Practical Graining, with Description of Colors Employed and Tools Used

CHAPTER XII.

Chapter 26964 wordsPublic domain

ROSEWOOD.

This wood is seldom imitated in this country except on piano-legs and caskets or coffins, and then it is done in stain on the wood without first being painted. Whitewood is given two coats of logwood stain, and after that is dry the grains are put in with a bamboo brush, which is made by beating the pulp out of the ends of short strips of bamboo, leaving the harder portions of the wood, which act as bristles for applying the graining-color. Four or five strips of bamboo an inch or more wide are fastened together with wire, so that their edges interlock at the point of the brush; the brush is then dipped in the graining color, which consists of iron-filings dissolved in vinegar. The surplus color is shaken out of the brush, and the grains are put in in the same manner as that in which an overgrainer is used in water-color. The darker veins are added with a sponge after the finer grains are put in, and the work after being grained is generally filled with rose-pink. This process can be used only on new surfaces, and is of little value to the grainer to the trade.

The ordinary way of imitating rosewood is to do it in water color, although it may be done in oil. I prefer to do it in distemper, as the work can more quickly be finished in this way. The colors used are Vandyke brown, ivory black and rose pink. The basis of the color is Vandyke brown and a little black added to it. The ivory black and the rose pink are mixed separately, and applied to the work as desired while the color is wet, carefully blending where necessary. The rose-pink is first streaked through the color and blended; then the sponge is used to remove the color and make the lighter shades. The black veins are then put in, and after the whole is dry the overgrainer and the fitch tool are used to put in the fine grains. Last of all, the edges of the dark veins are sharpened with the fitch tool, using thin black for this purpose; this final application of black may be done in oil. Care must be taken not to take too much black, or the effect will be too sombre. The natural wood is almost invariably darkened by being stained as we see it on pianos, and its beauties are obscured by so doing.

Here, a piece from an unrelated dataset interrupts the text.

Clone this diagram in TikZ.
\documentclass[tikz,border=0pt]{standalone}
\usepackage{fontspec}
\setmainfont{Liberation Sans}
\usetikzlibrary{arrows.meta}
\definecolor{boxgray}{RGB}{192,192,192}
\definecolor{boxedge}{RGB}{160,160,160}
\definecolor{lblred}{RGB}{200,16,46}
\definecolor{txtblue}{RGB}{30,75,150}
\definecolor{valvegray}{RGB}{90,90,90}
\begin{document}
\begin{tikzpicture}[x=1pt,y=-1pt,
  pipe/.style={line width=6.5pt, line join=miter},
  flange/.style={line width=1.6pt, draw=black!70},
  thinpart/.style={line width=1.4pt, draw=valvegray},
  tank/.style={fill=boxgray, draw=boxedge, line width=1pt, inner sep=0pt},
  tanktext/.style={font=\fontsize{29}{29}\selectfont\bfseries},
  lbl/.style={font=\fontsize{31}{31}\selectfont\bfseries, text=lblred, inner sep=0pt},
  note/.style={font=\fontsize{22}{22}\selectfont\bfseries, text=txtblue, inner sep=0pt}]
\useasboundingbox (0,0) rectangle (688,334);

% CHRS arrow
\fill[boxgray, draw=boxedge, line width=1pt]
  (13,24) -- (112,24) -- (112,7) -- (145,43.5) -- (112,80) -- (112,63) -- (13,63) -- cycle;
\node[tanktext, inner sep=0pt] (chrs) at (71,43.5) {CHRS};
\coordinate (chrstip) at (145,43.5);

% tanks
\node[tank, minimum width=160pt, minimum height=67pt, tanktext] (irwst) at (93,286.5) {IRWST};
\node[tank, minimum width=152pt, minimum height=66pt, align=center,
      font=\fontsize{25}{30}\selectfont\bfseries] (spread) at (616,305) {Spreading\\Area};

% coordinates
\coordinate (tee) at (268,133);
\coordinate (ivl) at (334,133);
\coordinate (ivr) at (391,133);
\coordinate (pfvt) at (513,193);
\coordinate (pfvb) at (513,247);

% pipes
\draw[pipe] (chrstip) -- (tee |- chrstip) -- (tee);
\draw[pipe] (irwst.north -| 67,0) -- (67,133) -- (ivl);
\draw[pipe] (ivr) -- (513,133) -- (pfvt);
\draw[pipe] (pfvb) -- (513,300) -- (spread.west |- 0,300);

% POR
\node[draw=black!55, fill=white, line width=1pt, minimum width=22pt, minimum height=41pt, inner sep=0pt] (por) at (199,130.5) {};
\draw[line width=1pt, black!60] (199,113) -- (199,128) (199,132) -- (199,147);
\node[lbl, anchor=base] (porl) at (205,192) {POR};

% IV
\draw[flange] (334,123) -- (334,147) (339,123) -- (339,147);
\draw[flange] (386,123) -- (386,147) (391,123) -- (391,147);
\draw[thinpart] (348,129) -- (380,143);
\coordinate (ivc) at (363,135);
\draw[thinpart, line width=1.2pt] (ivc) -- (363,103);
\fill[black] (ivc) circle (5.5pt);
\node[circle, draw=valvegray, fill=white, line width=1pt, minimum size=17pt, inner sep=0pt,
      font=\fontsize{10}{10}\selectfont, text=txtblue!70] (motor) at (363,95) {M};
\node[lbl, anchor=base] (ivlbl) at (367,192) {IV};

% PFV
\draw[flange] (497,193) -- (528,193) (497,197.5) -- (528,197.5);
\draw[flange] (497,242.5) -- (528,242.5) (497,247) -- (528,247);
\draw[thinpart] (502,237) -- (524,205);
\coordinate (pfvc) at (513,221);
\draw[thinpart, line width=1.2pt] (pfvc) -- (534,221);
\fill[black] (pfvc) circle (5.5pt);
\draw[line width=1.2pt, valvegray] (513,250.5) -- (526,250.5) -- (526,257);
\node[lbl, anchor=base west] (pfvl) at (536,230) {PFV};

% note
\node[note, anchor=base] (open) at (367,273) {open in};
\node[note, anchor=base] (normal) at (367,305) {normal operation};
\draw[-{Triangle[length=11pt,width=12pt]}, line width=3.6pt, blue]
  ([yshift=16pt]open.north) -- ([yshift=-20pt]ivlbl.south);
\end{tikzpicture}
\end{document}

When the water color is finished and dry, the hand should be lightly passed across the work to remove any surplus color that may not thoroughly adhere, as, if not removed, it works up into the varnish, or the varnish strikes in where the graining-color is thick; and for this reason two coats of varnish are better than one coat on any dark wood that has been done wholly in water color.

In operating entirely with oil the tools are much the same as those used for water color; the bristle piped overgrainer is best for oil color. The work is done in much the same manner as with water color, using the rag where the color is to be lightened, with a little more spirits of turpentine and japan in the color than ordinarily.

The grains of rosewood are not easily copied. The wood exhibits a variety of grain second only to oak, and I think that, after oak, it is the most difficult wood to imitate, as to do it justice requires the free treatment which can be given only by a trained hand and a correct eye. The average veins are free and graceful without being set or constrained, and the grains are constantly interlocking and branching off from the main hearts.

CYPRESS-WOOD

has but recently appeared in this country as an interior finish. It is a very soft and porous wood, and is a good kind to keep out of a house, owing to its liability to shrink and swell, but occasionally we find rooms finished with it, with the exception of the doors, which the grainer is called upon to match. I am informed that cypress trees have to be girdled in the spring and killed, so that they contain but little sap when cut in the fall, as, if cut green, they would sink in the water before they could be floated to the mill. This shows how ill suited this wood is for an interior finish.

The grain of cypress somewhat resembles that of hard pine, but is broader in the heart and finer-grained; it also presents more contrast between the light and dark portions of the growth. The ground is slightly darker and more yellow than that used for oak. The graining-color is made of raw and burnt sienna and burnt umber, and is mixed in oil. When the color is rubbed in, the hearts are wiped out in the usual manner. A rubber comb can be used to make portions of the heart by occasionally using it in the finer portions of the wiped-out hearts, taking care that the lines made by the comb closely follow those made by hand, and that they are equally distinct, or the places where the comb has been used can readily be distinguished from the rest of the work, and they look very bad. There is but little use for the fitch tool in matching cypress; the combing is mostly fine and rather straight. The steel combs should never be used over the lines made by the rubber comb. The work may be shaded with some of the graining-color to which some black has been added, and the whole thinned with spirits. It needs but a very thin glaze, and is ordinarily finished without shading.